Thursday, August 18, 2005
Calgary's News & Entertainment Weekly
FFWD Weekly
VISUAL ARTS
by Wes LaFortune
An (un)sheltered life
Provocative Banff show ponders one of humankind’s basic needs
>>REVIEW
CAMPSITES
Runs until Aug. 21
Walter Phillips Gallery (The Banff Centre)

Shelter, theorized American psychologist Abraham Maslow in his outline of the hierarchy of needs, is one of the first things human beings require to stay alive. Enshrined as a basic human right by the United Nations in its International Bill of Rights, almost all agree it’s fundamental to our existence.

And yet millions of people around the world, including thousands of Calgarians, have no shelter at all.

This point forms the foundation of CAMPsites, an exhibition currently at The Banff Centre’s Walter Phillips Gallery.

The works featured in the show "confront notions of class, displacement, and the social and activist functions of contemporary art practice," writes CAMPsites curator Melanie Townsend in the gallery notes. "Issues of survival, shelter, and the portability of home are central in this exploration of the varied notions of campsites."

Functioning as a sort of wake-up call, CAMPsites is more than an exhibition of contemporary art – it’s a poke in the ribs, a provocation to those of us who live contentedly in safe, secure bubbles and forget about the people among us without a warm place to lie down for the night.

The plight of the homeless is brought vividly to light by Vancouver-based artist Rebecca Belmore in her 1994 work Untitled (A Blanket for Sarah). What at first appears to be just another modern work of art comprised of a series of panels is, in fact, a visual death poem made from stretched nylon and pine needles – the material upon which outdoor enthusiasts often bed down when camping.
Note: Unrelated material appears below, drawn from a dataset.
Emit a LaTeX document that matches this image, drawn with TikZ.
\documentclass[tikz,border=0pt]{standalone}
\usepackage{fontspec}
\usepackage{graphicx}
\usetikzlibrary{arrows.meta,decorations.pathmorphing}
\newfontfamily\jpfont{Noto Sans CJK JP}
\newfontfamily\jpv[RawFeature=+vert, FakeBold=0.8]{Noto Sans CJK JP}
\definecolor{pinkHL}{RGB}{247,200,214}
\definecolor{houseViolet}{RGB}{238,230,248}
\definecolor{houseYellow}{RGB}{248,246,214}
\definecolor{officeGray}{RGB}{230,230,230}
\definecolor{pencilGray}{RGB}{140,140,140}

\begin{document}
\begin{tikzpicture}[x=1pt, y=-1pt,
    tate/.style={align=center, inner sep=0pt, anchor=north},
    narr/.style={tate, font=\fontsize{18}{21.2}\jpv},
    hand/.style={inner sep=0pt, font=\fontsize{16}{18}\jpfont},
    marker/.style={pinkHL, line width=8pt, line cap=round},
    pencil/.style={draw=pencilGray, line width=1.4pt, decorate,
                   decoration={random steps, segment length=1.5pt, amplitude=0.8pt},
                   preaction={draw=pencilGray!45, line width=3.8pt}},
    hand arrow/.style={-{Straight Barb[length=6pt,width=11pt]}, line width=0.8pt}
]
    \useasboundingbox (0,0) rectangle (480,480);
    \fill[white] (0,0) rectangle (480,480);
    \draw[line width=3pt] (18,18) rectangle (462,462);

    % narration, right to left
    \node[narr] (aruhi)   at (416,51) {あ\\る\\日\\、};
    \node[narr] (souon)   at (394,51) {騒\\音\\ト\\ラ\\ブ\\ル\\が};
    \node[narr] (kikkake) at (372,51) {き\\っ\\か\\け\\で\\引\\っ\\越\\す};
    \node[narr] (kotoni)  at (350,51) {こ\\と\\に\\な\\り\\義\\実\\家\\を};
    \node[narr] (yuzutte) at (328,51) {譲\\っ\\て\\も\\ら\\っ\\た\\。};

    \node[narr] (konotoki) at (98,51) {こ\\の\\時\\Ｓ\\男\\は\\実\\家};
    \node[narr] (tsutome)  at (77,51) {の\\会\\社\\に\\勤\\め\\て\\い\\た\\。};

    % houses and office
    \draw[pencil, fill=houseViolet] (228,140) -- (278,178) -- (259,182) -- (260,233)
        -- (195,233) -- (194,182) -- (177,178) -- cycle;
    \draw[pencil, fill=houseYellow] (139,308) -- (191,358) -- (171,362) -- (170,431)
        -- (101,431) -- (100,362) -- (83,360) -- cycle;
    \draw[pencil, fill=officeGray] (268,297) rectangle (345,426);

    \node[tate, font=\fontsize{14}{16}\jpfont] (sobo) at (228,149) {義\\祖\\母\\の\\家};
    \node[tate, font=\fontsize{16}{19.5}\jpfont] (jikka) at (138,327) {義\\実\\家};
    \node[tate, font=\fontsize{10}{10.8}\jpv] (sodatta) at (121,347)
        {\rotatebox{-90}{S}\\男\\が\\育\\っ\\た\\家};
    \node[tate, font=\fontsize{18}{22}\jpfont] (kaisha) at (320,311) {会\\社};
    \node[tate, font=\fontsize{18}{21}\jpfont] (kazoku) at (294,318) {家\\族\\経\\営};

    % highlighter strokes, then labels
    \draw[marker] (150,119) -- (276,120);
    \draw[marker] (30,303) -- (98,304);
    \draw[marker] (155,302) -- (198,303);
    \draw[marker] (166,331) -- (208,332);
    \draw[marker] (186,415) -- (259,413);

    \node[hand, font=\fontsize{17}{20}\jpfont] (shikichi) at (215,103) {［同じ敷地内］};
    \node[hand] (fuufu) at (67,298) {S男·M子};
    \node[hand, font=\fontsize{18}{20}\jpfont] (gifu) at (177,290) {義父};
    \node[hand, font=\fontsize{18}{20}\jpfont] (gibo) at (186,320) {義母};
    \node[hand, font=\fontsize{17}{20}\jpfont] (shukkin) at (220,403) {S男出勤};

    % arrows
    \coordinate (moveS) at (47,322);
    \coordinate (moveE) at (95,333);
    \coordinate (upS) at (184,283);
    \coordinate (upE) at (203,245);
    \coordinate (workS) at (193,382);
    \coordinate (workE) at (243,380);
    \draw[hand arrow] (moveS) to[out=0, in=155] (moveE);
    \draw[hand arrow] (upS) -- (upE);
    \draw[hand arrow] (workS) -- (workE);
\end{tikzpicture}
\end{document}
As Townsend points out to viewers, "the once soft and aromatic bedding has turned brown, stiff and razor sharp, a poignant reminder of the homeless woman who froze to death on the streets of Sioux Lookout, Ont. (Belmore’s hometown) for whom the work was made."
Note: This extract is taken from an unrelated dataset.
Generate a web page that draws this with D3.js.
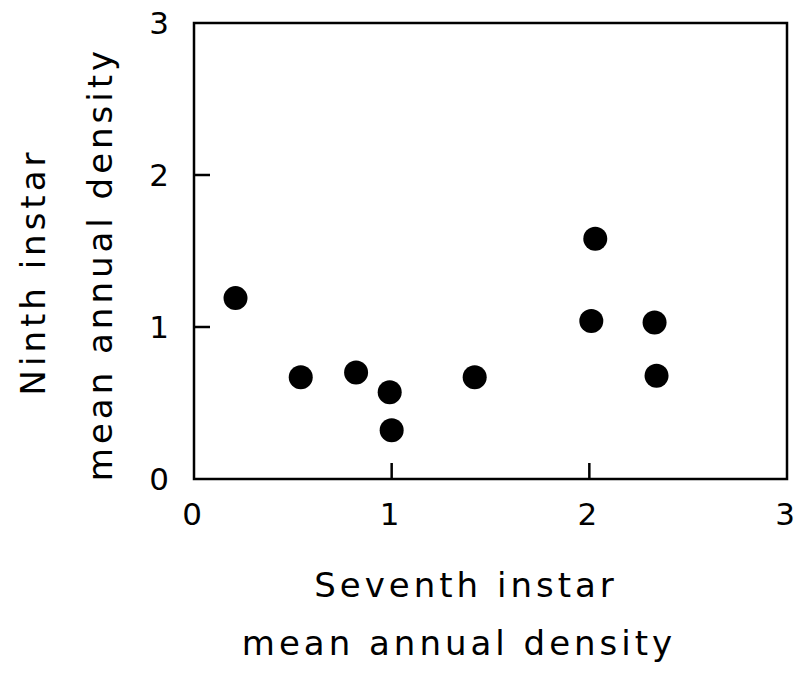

Another work on this theme is Tsuyoshi Ozawa’s Ivan the Fool (Capsule Hotel Project). The artist takes so-called "capsule hotels" (used as overnight accommodation in Tokyo by business commuters and travellers who have missed their trains) and places the plastic pods next to similarly sized homeless shelters.

The result is an abrupt illustration of how shelter is viewed by two distinct groups. In the first circumstance, the high-tech capsule is designed for comfort (including lights and a television set) and in the second, the mini-shelters are jerry-built structures made from whatever material can be scrounged up for the sole purpose of surviving another night on the streets.

Squatting is the focus of EAT: Mainstreet Dinner for the Homeless, a four-minute-long video from 2005 Governor General’s Award-winning artist Paul Wong. He trains his camera on a sizeable group of homeless people that moved into an abandoned Woodward’s department store building in Vancouver’s downtown East Side in December 2002, where they camped out in an attempt to stay off the city’s rain-soaked streets.

What starts off in the video as a "tent city," eventually evolves into a powerful protest by those who are too often ignored. Caught by Wong’s lens is a sign in one scene with the words, "The homeless are not just going to disappear."